[Charts and diagrams as code]

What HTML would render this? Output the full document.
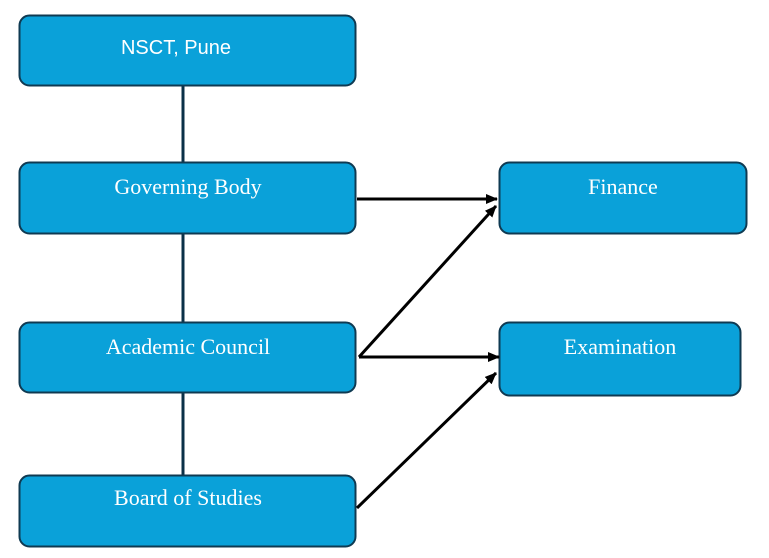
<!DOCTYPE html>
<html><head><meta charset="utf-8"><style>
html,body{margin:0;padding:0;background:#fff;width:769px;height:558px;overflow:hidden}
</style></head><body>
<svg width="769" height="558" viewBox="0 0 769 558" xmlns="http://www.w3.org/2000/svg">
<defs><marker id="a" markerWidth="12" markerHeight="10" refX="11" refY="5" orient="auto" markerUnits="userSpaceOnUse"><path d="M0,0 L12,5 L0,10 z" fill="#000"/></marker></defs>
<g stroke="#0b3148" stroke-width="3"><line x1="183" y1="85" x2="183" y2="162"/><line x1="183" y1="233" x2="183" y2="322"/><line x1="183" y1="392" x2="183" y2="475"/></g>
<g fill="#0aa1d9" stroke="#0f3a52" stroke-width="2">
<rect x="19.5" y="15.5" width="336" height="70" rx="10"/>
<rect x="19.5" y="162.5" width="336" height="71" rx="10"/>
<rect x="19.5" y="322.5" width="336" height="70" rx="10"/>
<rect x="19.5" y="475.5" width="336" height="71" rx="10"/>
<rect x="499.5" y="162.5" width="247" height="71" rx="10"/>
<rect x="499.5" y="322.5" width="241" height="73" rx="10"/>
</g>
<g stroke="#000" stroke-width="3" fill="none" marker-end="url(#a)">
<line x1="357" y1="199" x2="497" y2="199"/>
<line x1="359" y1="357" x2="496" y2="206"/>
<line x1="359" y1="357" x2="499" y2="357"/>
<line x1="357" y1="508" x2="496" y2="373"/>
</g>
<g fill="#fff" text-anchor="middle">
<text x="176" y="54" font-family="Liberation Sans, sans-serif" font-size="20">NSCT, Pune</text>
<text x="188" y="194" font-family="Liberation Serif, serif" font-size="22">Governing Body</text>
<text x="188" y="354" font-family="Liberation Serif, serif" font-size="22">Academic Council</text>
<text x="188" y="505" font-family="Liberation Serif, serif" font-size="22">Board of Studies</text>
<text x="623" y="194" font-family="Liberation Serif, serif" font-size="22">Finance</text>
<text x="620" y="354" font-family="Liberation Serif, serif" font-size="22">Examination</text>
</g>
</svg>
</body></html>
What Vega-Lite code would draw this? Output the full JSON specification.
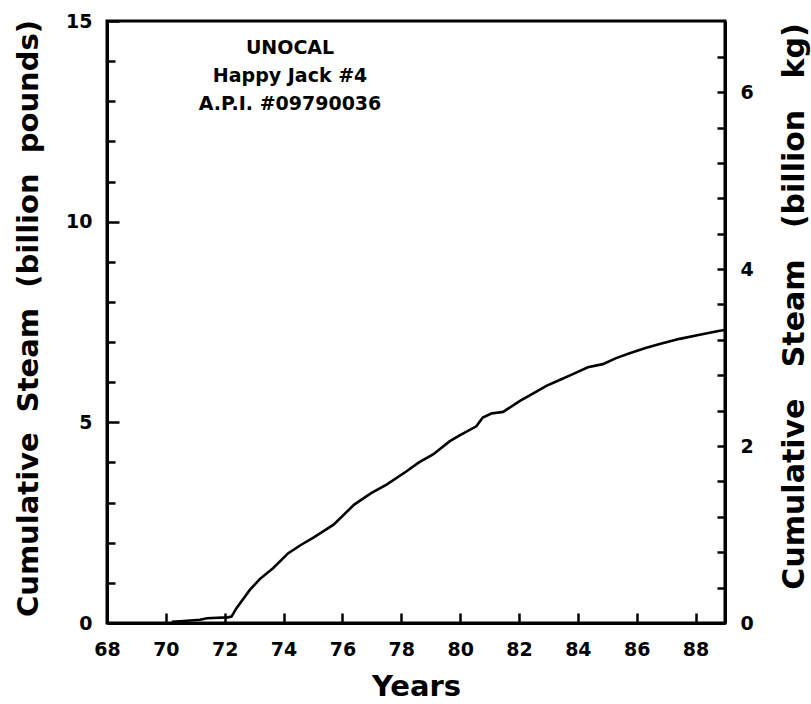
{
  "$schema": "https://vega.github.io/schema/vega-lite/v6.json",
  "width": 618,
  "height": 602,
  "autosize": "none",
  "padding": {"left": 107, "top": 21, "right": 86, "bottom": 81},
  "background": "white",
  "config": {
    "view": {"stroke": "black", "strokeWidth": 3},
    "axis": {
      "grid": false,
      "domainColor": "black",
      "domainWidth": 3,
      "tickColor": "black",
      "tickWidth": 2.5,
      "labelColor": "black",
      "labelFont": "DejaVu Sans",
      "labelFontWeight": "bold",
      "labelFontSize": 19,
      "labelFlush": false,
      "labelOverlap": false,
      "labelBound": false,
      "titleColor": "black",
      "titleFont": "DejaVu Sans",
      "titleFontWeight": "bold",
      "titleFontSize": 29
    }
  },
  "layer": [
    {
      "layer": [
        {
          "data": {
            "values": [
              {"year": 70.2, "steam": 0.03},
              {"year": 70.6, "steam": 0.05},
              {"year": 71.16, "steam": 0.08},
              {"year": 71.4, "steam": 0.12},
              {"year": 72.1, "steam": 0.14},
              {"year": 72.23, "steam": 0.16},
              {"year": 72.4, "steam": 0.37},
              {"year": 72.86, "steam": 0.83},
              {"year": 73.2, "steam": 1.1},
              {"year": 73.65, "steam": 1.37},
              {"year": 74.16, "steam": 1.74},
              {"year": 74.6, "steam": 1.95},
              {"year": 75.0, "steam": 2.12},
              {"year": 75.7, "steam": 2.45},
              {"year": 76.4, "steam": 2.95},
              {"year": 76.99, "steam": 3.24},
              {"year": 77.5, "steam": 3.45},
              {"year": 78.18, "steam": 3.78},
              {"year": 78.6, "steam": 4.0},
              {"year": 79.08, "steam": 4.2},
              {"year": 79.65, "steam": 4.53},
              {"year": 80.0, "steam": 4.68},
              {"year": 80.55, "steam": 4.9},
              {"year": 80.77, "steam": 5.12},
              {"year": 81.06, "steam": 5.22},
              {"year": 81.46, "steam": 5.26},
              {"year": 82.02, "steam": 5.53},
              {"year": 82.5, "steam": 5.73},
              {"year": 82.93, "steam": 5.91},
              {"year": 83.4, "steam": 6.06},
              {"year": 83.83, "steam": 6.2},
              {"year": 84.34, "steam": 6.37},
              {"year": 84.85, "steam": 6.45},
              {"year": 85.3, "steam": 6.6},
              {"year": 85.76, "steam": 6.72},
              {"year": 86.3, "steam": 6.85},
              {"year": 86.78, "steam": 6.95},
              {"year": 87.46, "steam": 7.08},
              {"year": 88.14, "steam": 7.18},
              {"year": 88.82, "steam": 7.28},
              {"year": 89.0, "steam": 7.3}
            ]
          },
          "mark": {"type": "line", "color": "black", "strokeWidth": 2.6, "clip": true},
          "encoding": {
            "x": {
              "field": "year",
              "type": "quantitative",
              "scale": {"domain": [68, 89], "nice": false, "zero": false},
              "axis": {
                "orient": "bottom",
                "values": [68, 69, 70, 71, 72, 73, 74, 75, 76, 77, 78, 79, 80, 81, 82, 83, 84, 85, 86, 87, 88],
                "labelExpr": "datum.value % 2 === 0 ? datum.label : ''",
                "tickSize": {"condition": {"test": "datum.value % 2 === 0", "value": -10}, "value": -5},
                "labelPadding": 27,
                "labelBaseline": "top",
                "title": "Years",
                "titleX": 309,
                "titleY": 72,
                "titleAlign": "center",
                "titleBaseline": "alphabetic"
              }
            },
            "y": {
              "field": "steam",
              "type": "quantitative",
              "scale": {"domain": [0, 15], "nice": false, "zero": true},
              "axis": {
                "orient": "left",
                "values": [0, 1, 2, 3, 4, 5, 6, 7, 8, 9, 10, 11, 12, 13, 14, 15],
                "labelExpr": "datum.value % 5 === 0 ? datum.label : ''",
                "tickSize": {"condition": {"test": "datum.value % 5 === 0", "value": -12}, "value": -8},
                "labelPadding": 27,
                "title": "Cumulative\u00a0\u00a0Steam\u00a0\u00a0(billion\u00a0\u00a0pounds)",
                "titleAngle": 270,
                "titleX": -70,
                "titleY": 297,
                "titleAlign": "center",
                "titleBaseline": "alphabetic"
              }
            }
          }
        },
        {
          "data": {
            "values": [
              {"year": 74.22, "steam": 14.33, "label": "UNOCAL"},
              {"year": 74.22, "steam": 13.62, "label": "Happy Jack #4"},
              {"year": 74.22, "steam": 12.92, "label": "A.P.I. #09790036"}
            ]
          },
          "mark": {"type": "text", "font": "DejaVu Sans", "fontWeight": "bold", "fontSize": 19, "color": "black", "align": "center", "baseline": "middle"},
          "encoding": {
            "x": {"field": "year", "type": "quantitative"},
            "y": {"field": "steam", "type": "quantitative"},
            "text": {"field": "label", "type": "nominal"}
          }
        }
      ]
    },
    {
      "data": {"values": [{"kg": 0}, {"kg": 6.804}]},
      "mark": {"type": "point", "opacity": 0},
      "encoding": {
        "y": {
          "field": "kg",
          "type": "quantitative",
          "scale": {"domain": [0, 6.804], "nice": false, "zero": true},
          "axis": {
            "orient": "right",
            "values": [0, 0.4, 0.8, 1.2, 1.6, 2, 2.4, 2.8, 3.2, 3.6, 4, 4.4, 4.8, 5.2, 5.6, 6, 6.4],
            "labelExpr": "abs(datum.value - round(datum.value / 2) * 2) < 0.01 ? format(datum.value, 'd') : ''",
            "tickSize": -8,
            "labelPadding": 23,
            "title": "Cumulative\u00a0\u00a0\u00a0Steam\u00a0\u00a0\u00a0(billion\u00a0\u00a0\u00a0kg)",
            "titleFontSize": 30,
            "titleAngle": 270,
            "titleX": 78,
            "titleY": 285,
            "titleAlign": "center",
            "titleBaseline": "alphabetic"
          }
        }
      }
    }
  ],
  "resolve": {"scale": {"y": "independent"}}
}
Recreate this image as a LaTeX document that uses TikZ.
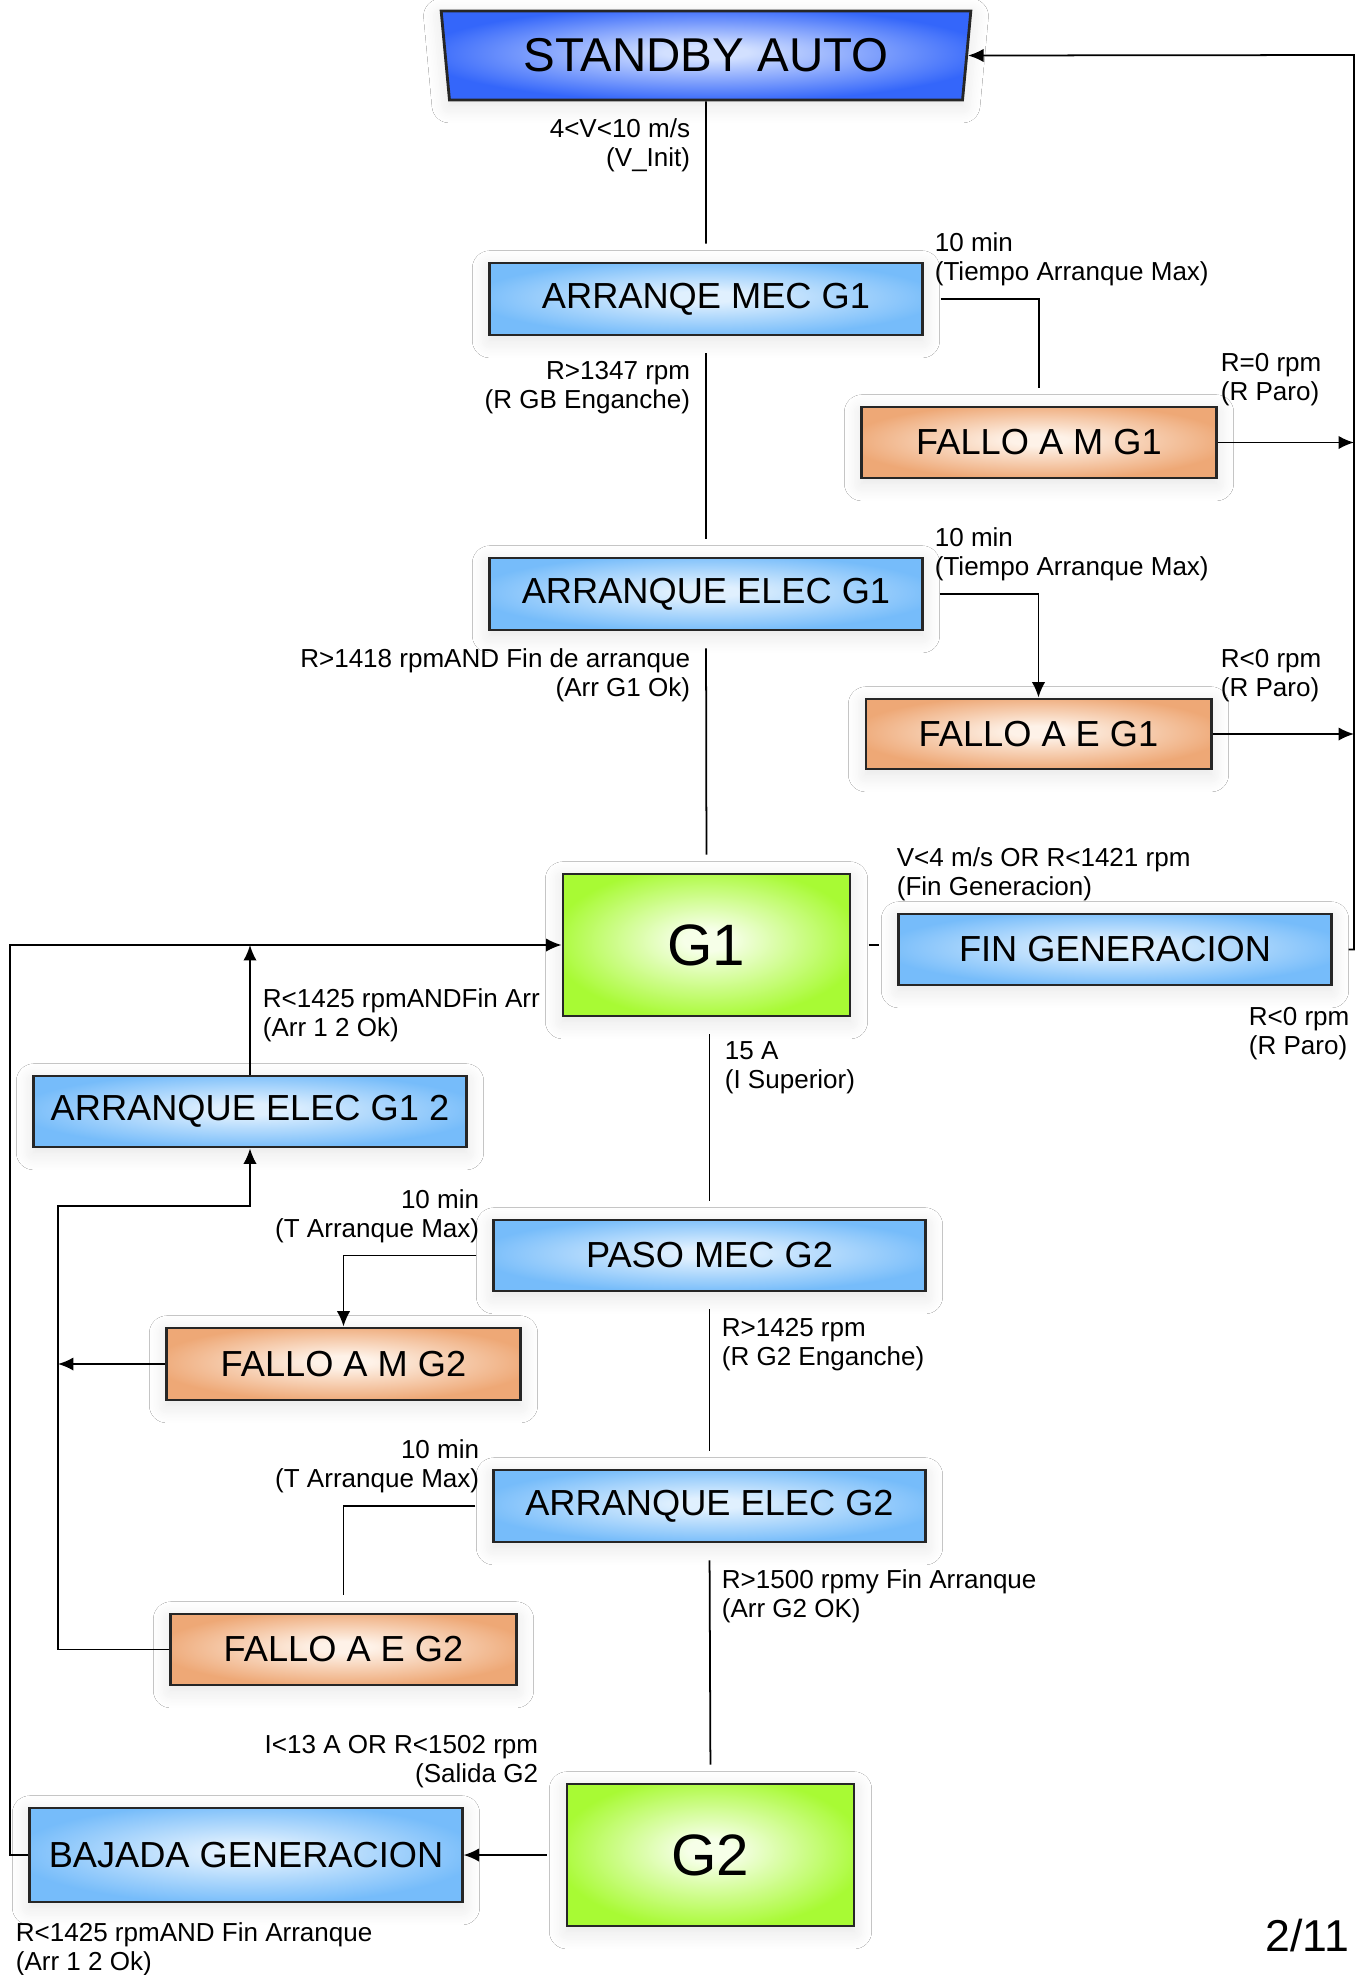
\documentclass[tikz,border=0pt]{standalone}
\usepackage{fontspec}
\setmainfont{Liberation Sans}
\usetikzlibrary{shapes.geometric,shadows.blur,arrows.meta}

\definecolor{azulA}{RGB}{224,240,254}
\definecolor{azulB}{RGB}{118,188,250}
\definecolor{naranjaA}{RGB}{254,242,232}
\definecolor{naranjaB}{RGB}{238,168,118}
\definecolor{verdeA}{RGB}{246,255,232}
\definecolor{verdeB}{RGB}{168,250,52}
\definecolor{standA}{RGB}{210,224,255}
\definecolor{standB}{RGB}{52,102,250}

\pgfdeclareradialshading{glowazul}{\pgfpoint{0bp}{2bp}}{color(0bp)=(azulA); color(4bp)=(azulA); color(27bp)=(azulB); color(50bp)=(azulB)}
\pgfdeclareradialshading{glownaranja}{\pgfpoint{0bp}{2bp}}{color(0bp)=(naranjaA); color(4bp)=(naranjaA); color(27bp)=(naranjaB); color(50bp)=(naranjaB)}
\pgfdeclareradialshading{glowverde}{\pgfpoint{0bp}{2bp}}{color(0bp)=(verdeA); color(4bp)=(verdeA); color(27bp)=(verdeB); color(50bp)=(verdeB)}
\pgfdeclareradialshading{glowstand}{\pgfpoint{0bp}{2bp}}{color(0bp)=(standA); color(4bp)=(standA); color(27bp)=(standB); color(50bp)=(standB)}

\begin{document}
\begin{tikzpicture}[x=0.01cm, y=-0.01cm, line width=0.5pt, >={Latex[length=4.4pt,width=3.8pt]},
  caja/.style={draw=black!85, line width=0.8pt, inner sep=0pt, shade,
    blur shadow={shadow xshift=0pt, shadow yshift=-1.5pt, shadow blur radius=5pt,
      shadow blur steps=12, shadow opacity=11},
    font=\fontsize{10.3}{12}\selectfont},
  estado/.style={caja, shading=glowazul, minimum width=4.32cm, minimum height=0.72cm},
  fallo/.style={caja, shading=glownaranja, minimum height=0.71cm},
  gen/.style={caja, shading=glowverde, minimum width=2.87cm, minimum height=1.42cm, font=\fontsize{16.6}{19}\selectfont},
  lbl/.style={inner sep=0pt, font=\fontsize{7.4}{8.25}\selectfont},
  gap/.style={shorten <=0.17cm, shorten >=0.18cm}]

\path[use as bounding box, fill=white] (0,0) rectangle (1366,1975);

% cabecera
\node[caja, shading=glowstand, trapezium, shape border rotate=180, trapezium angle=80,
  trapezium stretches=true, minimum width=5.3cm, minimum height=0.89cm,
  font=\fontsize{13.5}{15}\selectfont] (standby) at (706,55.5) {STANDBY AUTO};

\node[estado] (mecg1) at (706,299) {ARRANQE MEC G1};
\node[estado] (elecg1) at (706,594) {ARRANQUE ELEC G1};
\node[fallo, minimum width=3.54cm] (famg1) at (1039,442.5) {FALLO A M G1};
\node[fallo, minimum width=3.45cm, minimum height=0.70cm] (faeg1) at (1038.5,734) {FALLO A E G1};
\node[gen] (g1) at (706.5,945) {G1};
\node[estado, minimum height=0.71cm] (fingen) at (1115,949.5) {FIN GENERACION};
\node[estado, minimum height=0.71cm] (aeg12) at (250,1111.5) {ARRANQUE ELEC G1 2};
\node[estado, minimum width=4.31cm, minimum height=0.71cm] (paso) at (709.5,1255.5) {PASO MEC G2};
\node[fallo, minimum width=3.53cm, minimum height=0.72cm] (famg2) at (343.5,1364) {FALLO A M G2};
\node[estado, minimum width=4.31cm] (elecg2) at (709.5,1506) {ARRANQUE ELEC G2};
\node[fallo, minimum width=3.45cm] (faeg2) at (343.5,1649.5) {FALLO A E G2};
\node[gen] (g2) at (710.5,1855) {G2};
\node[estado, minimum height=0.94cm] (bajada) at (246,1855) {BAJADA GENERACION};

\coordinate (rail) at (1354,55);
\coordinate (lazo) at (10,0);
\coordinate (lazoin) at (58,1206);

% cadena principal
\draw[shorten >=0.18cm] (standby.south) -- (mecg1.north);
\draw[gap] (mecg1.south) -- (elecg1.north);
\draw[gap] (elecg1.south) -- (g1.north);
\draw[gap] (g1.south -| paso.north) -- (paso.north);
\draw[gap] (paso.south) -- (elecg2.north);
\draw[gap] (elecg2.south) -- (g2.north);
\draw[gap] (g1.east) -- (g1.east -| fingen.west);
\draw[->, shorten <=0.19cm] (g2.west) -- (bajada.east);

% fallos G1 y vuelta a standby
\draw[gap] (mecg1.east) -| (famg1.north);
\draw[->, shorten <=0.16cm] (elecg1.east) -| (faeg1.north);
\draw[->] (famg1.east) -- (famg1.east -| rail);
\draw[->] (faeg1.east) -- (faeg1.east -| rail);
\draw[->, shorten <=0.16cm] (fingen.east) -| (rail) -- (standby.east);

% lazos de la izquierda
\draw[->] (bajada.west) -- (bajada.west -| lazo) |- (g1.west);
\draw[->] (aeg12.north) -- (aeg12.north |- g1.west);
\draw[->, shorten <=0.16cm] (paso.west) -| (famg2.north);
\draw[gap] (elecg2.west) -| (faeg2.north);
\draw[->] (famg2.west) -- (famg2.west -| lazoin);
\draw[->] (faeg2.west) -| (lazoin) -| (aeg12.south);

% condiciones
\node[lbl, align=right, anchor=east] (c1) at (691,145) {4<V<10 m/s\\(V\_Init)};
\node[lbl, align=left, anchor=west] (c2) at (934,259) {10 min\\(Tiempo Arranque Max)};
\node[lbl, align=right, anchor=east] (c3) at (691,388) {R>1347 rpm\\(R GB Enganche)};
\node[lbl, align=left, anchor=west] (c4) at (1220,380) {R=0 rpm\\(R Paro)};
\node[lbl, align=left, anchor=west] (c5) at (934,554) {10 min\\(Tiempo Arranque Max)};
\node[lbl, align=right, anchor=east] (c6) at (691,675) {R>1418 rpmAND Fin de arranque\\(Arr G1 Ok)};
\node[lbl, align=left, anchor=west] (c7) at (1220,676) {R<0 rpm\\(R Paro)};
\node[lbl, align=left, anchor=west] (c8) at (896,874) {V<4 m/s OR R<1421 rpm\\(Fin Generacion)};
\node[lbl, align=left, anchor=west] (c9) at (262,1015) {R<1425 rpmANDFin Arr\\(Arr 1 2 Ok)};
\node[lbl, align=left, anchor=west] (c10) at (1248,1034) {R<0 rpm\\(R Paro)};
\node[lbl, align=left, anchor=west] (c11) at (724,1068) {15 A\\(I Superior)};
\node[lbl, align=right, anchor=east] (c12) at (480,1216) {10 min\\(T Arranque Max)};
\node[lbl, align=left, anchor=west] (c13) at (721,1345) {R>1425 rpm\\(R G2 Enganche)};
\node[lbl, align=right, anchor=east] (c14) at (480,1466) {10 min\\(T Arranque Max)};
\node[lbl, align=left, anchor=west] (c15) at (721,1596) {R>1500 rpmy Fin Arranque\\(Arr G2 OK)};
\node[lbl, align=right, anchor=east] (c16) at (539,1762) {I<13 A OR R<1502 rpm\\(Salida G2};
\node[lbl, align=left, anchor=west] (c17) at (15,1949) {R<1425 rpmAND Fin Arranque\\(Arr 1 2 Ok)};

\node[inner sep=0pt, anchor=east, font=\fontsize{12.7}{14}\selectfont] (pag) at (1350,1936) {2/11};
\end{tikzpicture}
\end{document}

Short task: Copy exactly the stretch of lines that starts at the line holding "Recreate this image" and ends at the line holding "(standby) at (706,55.5)". Drop the pictures.

Problem solution:
Recreate this image as a LaTeX document that uses TikZ.
\documentclass[tikz,border=0pt]{standalone}
\usepackage{fontspec}
\setmainfont{Liberation Sans}
\usetikzlibrary{shapes.geometric,shadows.blur,arrows.meta}

\definecolor{azulA}{RGB}{224,240,254}
\definecolor{azulB}{RGB}{118,188,250}
\definecolor{naranjaA}{RGB}{254,242,232}
\definecolor{naranjaB}{RGB}{238,168,118}
\definecolor{verdeA}{RGB}{246,255,232}
\definecolor{verdeB}{RGB}{168,250,52}
\definecolor{standA}{RGB}{210,224,255}
\definecolor{standB}{RGB}{52,102,250}

\pgfdeclareradialshading{glowazul}{\pgfpoint{0bp}{2bp}}{color(0bp)=(azulA); color(4bp)=(azulA); color(27bp)=(azulB); color(50bp)=(azulB)}
\pgfdeclareradialshading{glownaranja}{\pgfpoint{0bp}{2bp}}{color(0bp)=(naranjaA); color(4bp)=(naranjaA); color(27bp)=(naranjaB); color(50bp)=(naranjaB)}
\pgfdeclareradialshading{glowverde}{\pgfpoint{0bp}{2bp}}{color(0bp)=(verdeA); color(4bp)=(verdeA); color(27bp)=(verdeB); color(50bp)=(verdeB)}
\pgfdeclareradialshading{glowstand}{\pgfpoint{0bp}{2bp}}{color(0bp)=(standA); color(4bp)=(standA); color(27bp)=(standB); color(50bp)=(standB)}

\begin{document}
\begin{tikzpicture}[x=0.01cm, y=-0.01cm, line width=0.5pt, >={Latex[length=4.4pt,width=3.8pt]},
  caja/.style={draw=black!85, line width=0.8pt, inner sep=0pt, shade,
    blur shadow={shadow xshift=0pt, shadow yshift=-1.5pt, shadow blur radius=5pt,
      shadow blur steps=12, shadow opacity=11},
    font=\fontsize{10.3}{12}\selectfont},
  estado/.style={caja, shading=glowazul, minimum width=4.32cm, minimum height=0.72cm},
  fallo/.style={caja, shading=glownaranja, minimum height=0.71cm},
  gen/.style={caja, shading=glowverde, minimum width=2.87cm, minimum height=1.42cm, font=\fontsize{16.6}{19}\selectfont},
  lbl/.style={inner sep=0pt, font=\fontsize{7.4}{8.25}\selectfont},
  gap/.style={shorten <=0.17cm, shorten >=0.18cm}]

\path[use as bounding box, fill=white] (0,0) rectangle (1366,1975);

% cabecera
\node[caja, shading=glowstand, trapezium, shape border rotate=180, trapezium angle=80,
  trapezium stretches=true, minimum width=5.3cm, minimum height=0.89cm,
  font=\fontsize{13.5}{15}\selectfont] (standby) at (706,55.5) {STANDBY AUTO};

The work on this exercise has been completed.